7. Limitations, Extensions, and Outlook

While DCS enables broad and efficient posterior mean estimation, limitations arise in high-dimensional non-log-concave scenarios, heavy-tailed posteriors, or where closure under Tweedie’s identity or efficient PDE solution is lacking. Current research extends DCS variants to nonstandard priors, hybrid stratified regimes, and simulation-based likelihood-free inference.
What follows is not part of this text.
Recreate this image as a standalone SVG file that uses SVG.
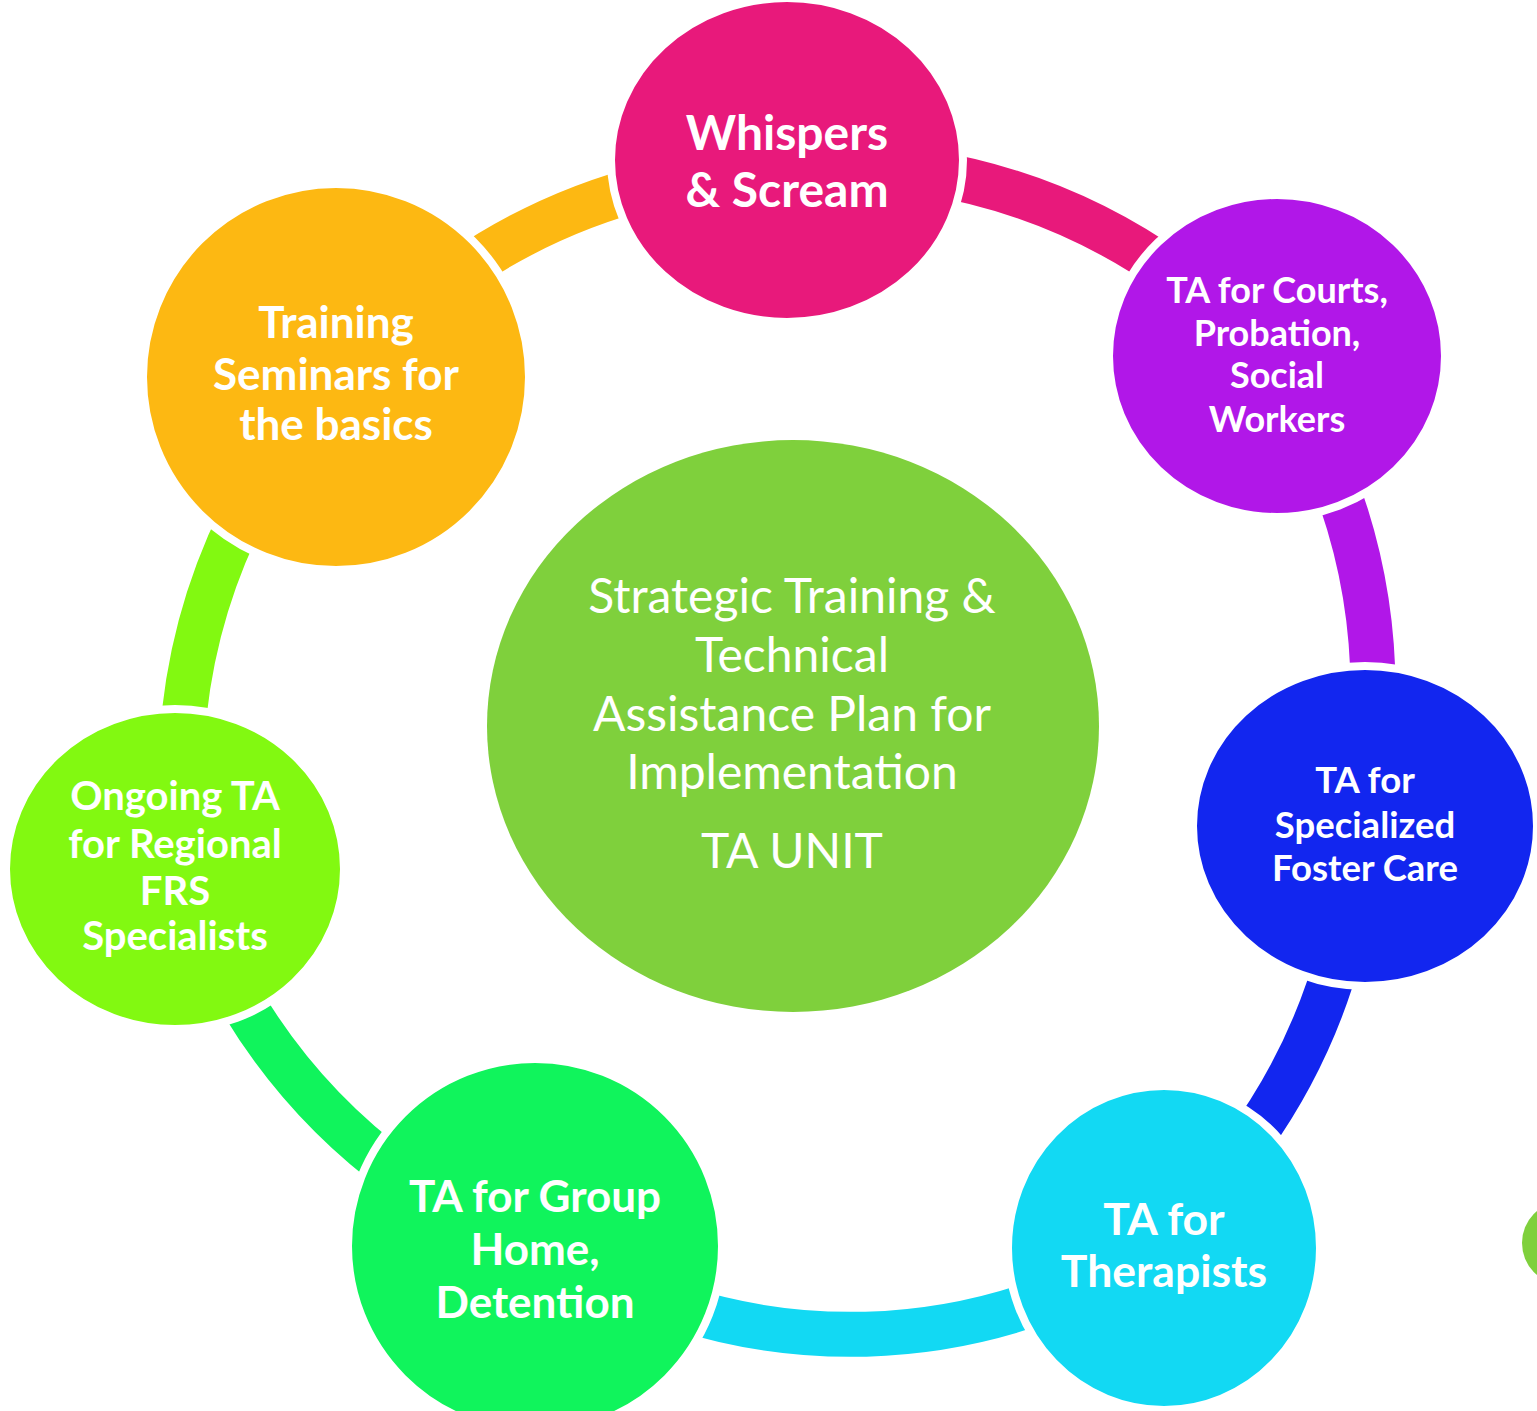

The integration of conditional diffusions, amortized flow models, and covariance-aware likelihoods represents a critical direction for scalable and accurate Bayesian inverse problem solvers.

Further advances are anticipated in:

Improved covariance and uncertainty quantification for neural DCS,
Adaptation to latent-variable and hierarchical Bayesian structures,
Algorithmic acceleration of PDE-based DCS for massive-scale scientific imaging and simulation (Chen et al., 2024, Hamidi et al., 2024).

Conditional Posterior Mean Estimation (DCS) stands at the intersection of classical Bayesian theory and modern generative modeling, providing robust estimators and a unifying framework for inference and learning in high-dimensional and complex observation models.